Pages

Subscribe:

Mismanagement in family companies - a case study - Company Law in India



Ozg Sarfaesi / DRT Lawyer
Ozg Business Resource Center
Ahmedabad | Pune | Thane | Kolkata | Bangalore | Mumbai


Management of any company will be seriously considering two issues viz., winding-up proceedings and proceedings under section 397/398 of the Act against the Company. Both the winding-up proceedings and the proceedings under section 397/398 of the Act are very very complicated as those proceedings can bring the very functioning to halt. Its a challenging task even for the concerned adjudicatory forum to deal with those matters. For example, a winding-up petition can be filed by a creditor against the company with the help of deeming provision after sending the statutory notice containing a demand for return of debt money, but, merely because the company do not consider the statutory notice, the adjudicatory forum may not wind-up the company unless other issues are considered. Company Law is a nice subject to study and dealing with company issues are always challenging and also interesting. There are many interesting areas in Company Law and many to be explored.

Case:
There was a closely held company floated by all family members. All the family members own shares in the Company. The family has active participation in other companies too. In the company as referred to, few members are actively involved in day-to-day management of the company and few other members are not involved in day-to-day management. While this is the case, one of the family members who are qualified to approach the Company Law Board under section 399 of the Companies Act, 1956, approaches the Company Law Board alleging some mismanagement in the Company. The applicant before the Board refers to many irregularities and especially the action of the majority in selling the company properties for throw away price. The majority has taken a stand denying the allegation that the properties of the company are sold for a throw away price and also specifically alleges that the applicant before the CLB did not participate in the day-to-day affairs of the Company. The Board has given an exit option to the applicant rather looking into the issue of irregularities.

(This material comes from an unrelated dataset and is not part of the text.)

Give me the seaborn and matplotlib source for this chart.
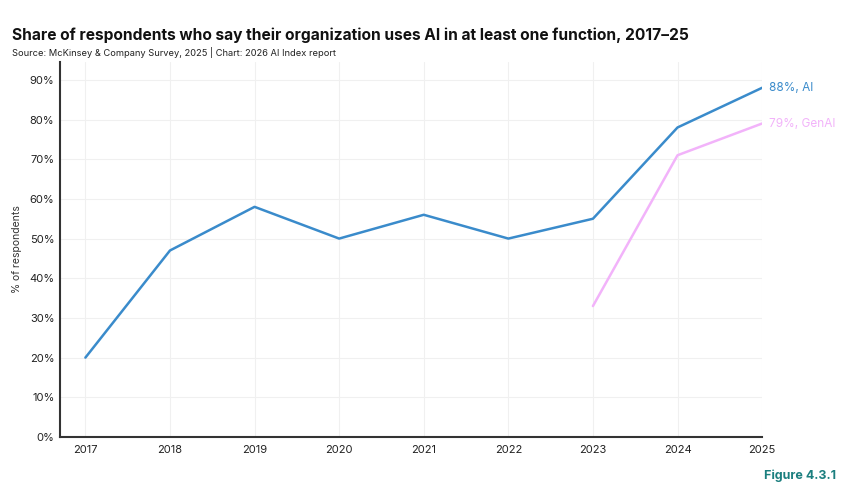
import matplotlib
matplotlib.use("Agg")
import matplotlib.pyplot as plt
import seaborn as sns
import pandas as pd
from matplotlib.ticker import FuncFormatter

years_ai = [2017, 2018, 2019, 2020, 2021, 2022, 2023, 2024, 2025]
ai_values = [20, 47, 58, 50, 56, 50, 55, 78, 88]
years_genai = [2023, 2024, 2025]
genai_values = [33, 71, 79]

ai_color = "#3a8bcb"
genai_color = "#f2b3fa"

sns.set_theme(style="white")
plt.rcParams['font.family'] = ['Inter', 'DejaVu Sans']

fig = plt.figure(figsize=(8.5, 4.98), dpi=100)
ax = fig.add_axes([0.0706, 0.1225, 0.826, 0.753])

df_ai = pd.DataFrame({"year": years_ai, "value": ai_values})
df_gen = pd.DataFrame({"year": years_genai, "value": genai_values})
sns.lineplot(data=df_ai, x="year", y="value", ax=ax, color=ai_color, linewidth=1.8)
sns.lineplot(data=df_gen, x="year", y="value", ax=ax, color=genai_color, linewidth=1.8)

ax.set_xlim(2016.7, 2025)
ax.set_ylim(0, 94.5)
ax.set_xticks(years_ai)
ax.set_yticks(range(0, 100, 10))
ax.yaxis.set_major_formatter(FuncFormatter(lambda v, p: f"{int(v)}%"))
ax.grid(True, color="#f0f0f0", linewidth=0.8)
ax.tick_params(axis="both", labelsize=8, colors="#222222", length=0)
ax.tick_params(axis="x", pad=6)
ax.tick_params(axis="y", pad=4)
for s in ["top", "right"]:
    ax.spines[s].set_visible(False)
for s in ["left", "bottom"]:
    ax.spines[s].set_color("#333333")
    ax.spines[s].set_linewidth(1.5)
ax.set_xlabel("")
ax.set_ylabel("% of respondents", fontsize=7.5, color="#333333", labelpad=5)

ax.text(years_ai[-1] + 0.08, ai_values[-1], f"{ai_values[-1]}%, AI", color=ai_color,
        fontsize=8.5, va="center", ha="left", clip_on=False)
ax.text(years_genai[-1] + 0.08, genai_values[-1], f"{genai_values[-1]}%, GenAI", color=genai_color,
        fontsize=8.5, va="center", ha="left", clip_on=False)

fig.text(12/850, 1-35/498, "Share of respondents who say their organization uses AI in at least one function, 2017–25",
         fontsize=11.2, fontweight="bold", color="#111111", va="center", ha="left")
fig.text(12/850, 1-52/498, "Source: McKinsey & Company Survey, 2025 | Chart: 2026 AI Index report",
         fontsize=6.7, color="#222222", va="center", ha="left")
fig.text(836/850, 1-476/498, "Figure 4.3.1", fontsize=9, fontweight="bold", color="#1b7f7f",
         va="center", ha="right")

fig.savefig("out.png", dpi=100)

The issues for consideration in the above case are like:

1. Will the majority be allowed to contend that they are privileged in the company as they run the company and participate in the day- to-day affairs of the company?
2. How to deal with the issue of undervaluation of company properties in the given case?
3. Whether the applicant before the Board be forced to exercise exist option on the ground that he did not participate in the day-to-day affairs of the Company.
Study of case and the issues:
With regard to the first issue, barring the rights provided under the Companies Act, 1956, the majority can never contend that it is privileged as it is involved in day-to-day affairs of the Company. It is same even in family companies as company is a company irrespective of its shareholding pattern or kind. The Act deal with the issue of incorporation and functioning of the company and in a family companies, the understanding and the regulations contained in the Articles matters more. But, no where it is provided in the Act that the a person or a group which is taking care of the day-to-day affairs of the Company is privileged over the minority keeping the provisions of the Act apart. A shareholder is a shareholder and he has every right to question the misdeeds in the company and he need not participate in day-to-day affairs of the company thinking that the directors are expected to act fairly in the interest of all the shareholders. As such, in my opinion, the issue of non-participation in the affairs of the company or its functioning can not be given significance under company law.
The second issue is very very complicated. Some companies over values its properties and procures loan. Few other companies under values the company properties in order to get away from paying taxes to the Government. The overvaluation may not create much problem to the shareholders and the creditors are duty bound to inquire and looking into the issue of overvaluation when the company approaches them for a loan. But, the issue of undervaluation is very very dangerous. The problem with the undervaluation is that most of the money goes unaccounted. The minority may allege that the valuable properties of the company are sold for a throw away price and the majority may show the guideline value at the area. It is very very complicated issue to deal with. Because, once the properties are sold, then, the purchasers' interests are also to be considered. The issue of Board's power in setting aside the deeds to be looked into so carefully. Its one of the very complicated areas under section 397/398. The applicant before the Board who alleges oppression and mismanagement in the company should be able to prove that the properties are sold for a throw away price and for that he should resort to the enquiry as is being done by the Rent Control Courts while fixing the fair rent. What I feel is that the second issue as referred to above is always complicated.
With regard to the third issue, though the Board is empowered with many powers in the interests of the Company and as provided under section 397/398 of the Act, I don't think that it is right to force the applicant to exercise exist option on the ground that the applicant did not participate in the day-to-day affairs of the Company.